Will public sector workers get a pay rise?
All of the independent pay review bodies have recommended pay rises of between 6 and 6.5 per cent for public sector workers.
The Chancellor, Jeremy Hunt, has ruled out pay rises funded through additional borrowing, urging workers to “understand this difficult period”.
With the Government refusing to borrow more and no prospect of tax rises to raise the money, wage increases could be denied or departmental budgets could be raided to fund them, potentially leading to cuts to services.
Mr Sunak, speaking at the Nato summit in Vilnius, Lithuania, said: “We will be guided by a couple of principles: the first is fairness, fairness for our public sector workers because we want to make sure that they are rewarded fairly for their hard work, but also fairness for taxpayers who ultimately have to foot the bill for pay rises.”
The Prime Minister has made halving inflation this year one of his policy priorities, and said the Government will resist any increases which could risk making it harder to meet that goal.
Teachers from the NASUWT union in England plan to stage continuous action short of strike action starting in September, with a warning that the expected 6.5 per cent rise in wages recommended by their pay review body was the minimum that should be offered.
And on Thursday junior doctors represented by the BMA launched their longest walkout yet over their long-running wage dispute.
BMA leaders urged the Government to return to the negotiating table in an effort to resolve the row, which has already led to a series of strikes and thousands of cancelled operations and consultations.
Dr Robert Laurenson and Dr Vivek Trivedi said: “Today marks the start of the longest single walkout by doctors in the NHS’ history, but this is still not a record that needs to go into the history books.
“We can call this strike off today if the UK Government will simply follow the example of the government in Scotland and drop their nonsensical precondition of not talking whilst strikes are announced and produce an offer which is credible to the doctors they are speaking with.
“The pay offer on the table to junior doctors in Scotland and how it was reached throws into sharp relief the obstinate approach being taken by the Prime Minister and the Health Secretary, Steve Barclay.
“The Health Secretary has said there can be no talks while strikes are planned – Scotland has proved him wrong.
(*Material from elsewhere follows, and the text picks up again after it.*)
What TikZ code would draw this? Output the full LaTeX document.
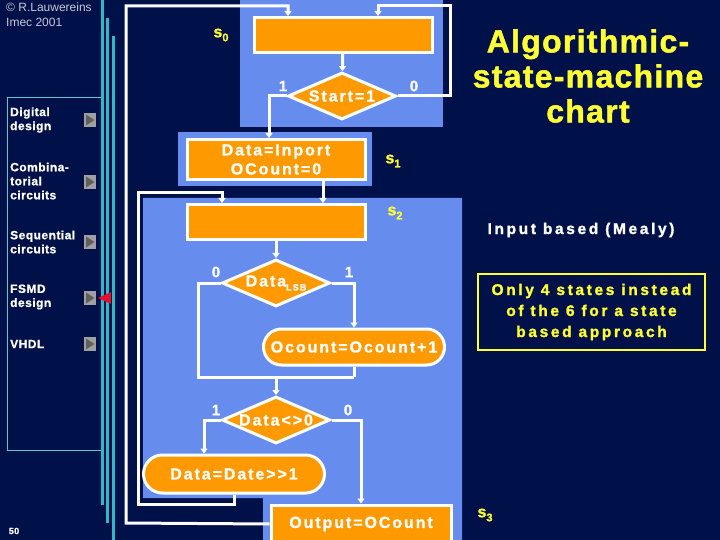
\documentclass[tikz,border=0pt]{standalone}
\usepackage{fontspec}
\setmainfont{Liberation Sans}
\newfontfamily\navfont{Liberation Sans}[LetterSpace=4, BoldFeatures={FakeBold=1}]
\newfontfamily\asmfont{Liberation Sans}[LetterSpace=12, BoldFeatures={FakeBold=1.2}]
\newfontfamily\notefont{Liberation Sans}[LetterSpace=17, BoldFeatures={FakeBold=1.5}]
\newfontfamily\titlefont{Liberation Sans}[LetterSpace=4, BoldFeatures={FakeBold=1.5}]
\usetikzlibrary{arrows.meta,shapes.geometric,shapes.misc}

\definecolor{slidebg}{RGB}{0,16,72}
\definecolor{stateblue}{RGB}{102,141,238}
\definecolor{asmorange}{RGB}{255,153,0}
\definecolor{barcyan}{RGB}{48,184,200}
\definecolor{hiyellow}{RGB}{255,255,51}
\definecolor{btngray}{RGB}{160,160,160}
\definecolor{btndark}{RGB}{96,96,96}
\definecolor{navred}{RGB}{230,16,40}
\definecolor{credgray}{RGB}{200,200,215}

\newcommand{\stname}[1]{s\raisebox{-4pt}{\fontsize{11}{11}\selectfont #1}}

\begin{document}
\begin{tikzpicture}[
  x=1pt, y=-1pt,
  >={Triangle[length=5pt,width=7pt]},
  every node/.style={inner sep=0pt},
  asmtext/.style={text=white, font=\asmfont\bfseries\fontsize{16}{19}\selectfont},
  stbox/.style={asmtext, draw=white, line width=3pt, fill=asmorange, align=center,
    minimum width=178pt, minimum height=35pt},
  decision/.style={asmtext, diamond, draw=white, line width=3pt, fill=asmorange,
    aspect=2.3, minimum width=108pt, minimum height=47pt},
  condout/.style={asmtext, rounded rectangle, draw=white, line width=3pt, fill=asmorange,
    minimum width=181pt, minimum height=36pt},
  wire/.style={draw=white, line width=3pt},
  flow/.style={wire, ->},
  brlabel/.style={text=white, font=\asmfont\bfseries\fontsize{15}{15}\selectfont},
  stlabel/.style={text=hiyellow, font=\asmfont\bfseries\fontsize{16}{16}\selectfont},
  navitem/.style={anchor=west, align=left, text=white, font=\navfont\bfseries\fontsize{12}{14}\selectfont},
  navbtn/.style={fill=btngray, minimum width=12pt, minimum height=14pt,
    path picture={\fill[btndark] (path picture bounding box.north west) ++(2pt,-1.5pt)
      -- ++(8.5pt,-5.5pt) -- ++(-8.5pt,-5.5pt) -- cycle;}},
  state region/.style={fill=stateblue},
]
  \useasboundingbox (0,0) rectangle (720,540);
  \fill[slidebg] (0,0) rectangle (720,540);

  % ---------- navigation column ----------
  \fill[barcyan] (101,0) rectangle (104,505);
  \fill[barcyan] (106,18) rectangle (109,523);
  \fill[barcyan] (112,36) rectangle (115,540);
  \draw[barcyan!80!white, line width=0.8pt] (101,97) -| (7,450) -- (101,450);

  \node[anchor=north west, align=left, text=credgray, font=\fontsize{12}{15}\selectfont]
    (credit) at (6,3) {© R.Lauwereins\\Imec 2001};

  \node[navitem] (nDig)  at (10,120) {Digital\\design};
  \node[navitem] (nComb) at (10,181) {Combina-\\torial\\circuits};
  \node[navitem] (nSeq)  at (10,242) {Sequential\\circuits};
  \node[navitem] (nFsmd) at (10,297) {FSMD\\design};
  \node[navitem] (nVhdl) at (10,344) {VHDL};
  \foreach \yy/\nm in {120/bDig, 182/bComb, 242/bSeq, 298/bFsmd, 344/bVhdl}
    \node[navbtn] (\nm) at (90,\yy) {};
  \fill[navred] (98,298) -- (111,292) -- (111,304) -- cycle;

  \node[text=white, font=\navfont\bfseries\fontsize{9}{9}\selectfont] (pageno) at (14,531) {50};

  % ---------- state regions ----------
  \fill[state region] (240,0) rectangle (443,127);
  \fill[state region] (178,132) rectangle (372,186);
  \fill[state region] (143,198) -- (462,198) -- (462,540) -- (263,540)
    -- (263,498) -- (143,498) -- cycle;

  % ---------- ASM chart ----------
  \node[stbox]    (s0box) at (343,35)    {};
  \node[decision] (d0)    at (342,96)    {Start=1};
  \node[stbox, minimum height=40pt] (s1box) at (276,159.5) {Data=Inport\\OCount=0};
  \node[stbox]    (s2box) at (276,222)   {};
  \node[decision] (d1)    at (276,283)   {Data\raisebox{-4pt}{\fontsize{9}{9}\selectfont LSB}};
  \node[condout]  (ocbox) at (354,347)   {Ocount=Ocount+1};
  \coordinate     (join)  at (276,377);
  \node[decision] (d2)    at (276,420)   {Data<>0};
  \node[condout, minimum height=38pt] (dsbox) at (234,474) {Data=Date>>1};
  \node[stbox, minimum width=180pt, minimum height=38pt] (outbox) at (361,524) {Output=OCount};

  % state names
  \node[stlabel] (ls0) at (221,35)  {\stname{0}};
  \node[stlabel] (ls1) at (393,161) {\stname{1}};
  \node[stlabel] (ls2) at (395,213) {\stname{2}};
  \node[stlabel] (ls3) at (485,515) {\stname{3}};

  % branch values
  \node[brlabel] (d0one)  at (283,86)  {1};
  \node[brlabel] (d0zero) at (414,86)  {0};
  \node[brlabel] (d1zero) at (216,272) {0};
  \node[brlabel] (d1one)  at (349,272) {1};
  \node[brlabel] (d2one)  at (216,410) {1};
  \node[brlabel] (d2zero) at (348,410) {0};

  % connections
  \draw[flow] (s0box) -- (d0);
  \draw[flow] (d0.east) -| (450,6) -| ([xshift=35pt]s0box.north);
  \draw[flow] (d0.west) -| ([xshift=-7pt]s1box.north);
  \draw[flow] ([xshift=47pt]s1box.south) -- ([xshift=47pt]s2box.north);
  \draw[flow] (s2box) -- (d1);
  \draw[flow] (d1.east) -| (ocbox.north);
  \draw[wire] (d1.west) -| (198,377) -- (ocbox.south |- join);
  \draw[wire] (ocbox.south) -- (ocbox.south |- join);
  \draw[flow] (join) -- (d2.north);
  \draw[flow] (d2.west) -| ([xshift=-30pt]dsbox.north);
  \draw[flow] (d2.east) -| (outbox.north);
  \draw[flow] (dsbox.south) -- (234,504) -| (138,193) -| ([xshift=-54pt]s2box.north);
  \draw[flow] (outbox.west) -- (126,523) |- (288,6) -- ([xshift=-55pt]s0box.north);

  % ---------- right-hand text ----------
  \node[align=center, text=hiyellow, font=\titlefont\bfseries\fontsize{32}{35}\selectfont]
    (title) at (588,76) {Algorithmic-\\state-machine\\chart};
  \node[text=white, font=\notefont\bfseries\fontsize{15.5}{15}\selectfont]
    (mealy) at (581,230) {Input based (Mealy)};
  \node[draw=hiyellow, line width=2.5pt, minimum width=227pt, minimum height=76pt,
    align=center, text=hiyellow, font=\notefont\bfseries\fontsize{15.5}{21}\selectfont]
    (note) at (591.5,312) {Only 4 states instead\\of the 6 for a state\\based approach};
\end{tikzpicture}
\end{document}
He said above 5 per cent wasn’t realistic – Scotland proved him wrong. He refused to even acknowledge the concept of pay restoration – Scotland proved this is not only possible but essential.”
The Health Secretary responded: “It is disappointing that the BMA is going ahead with further strike action. This five-day walkout by junior doctors will have an impact on thousands of patients, put patient safety at risk and hamper efforts to cut NHS waiting lists.
“We were in discussions about pay and a range of other measures to improve the working lives of junior doctors until their representatives collapsed the negotiations by announcing further strikes. A pay demand of 35 per cent or more is unreasonable and risks fuelling inflation, which makes everyone poorer.
“If the BMA shows willingness to move significantly from their current pay demands and cancels these damaging and disruptive strikes, we can get around the table to find a fair deal to resolve this dispute.”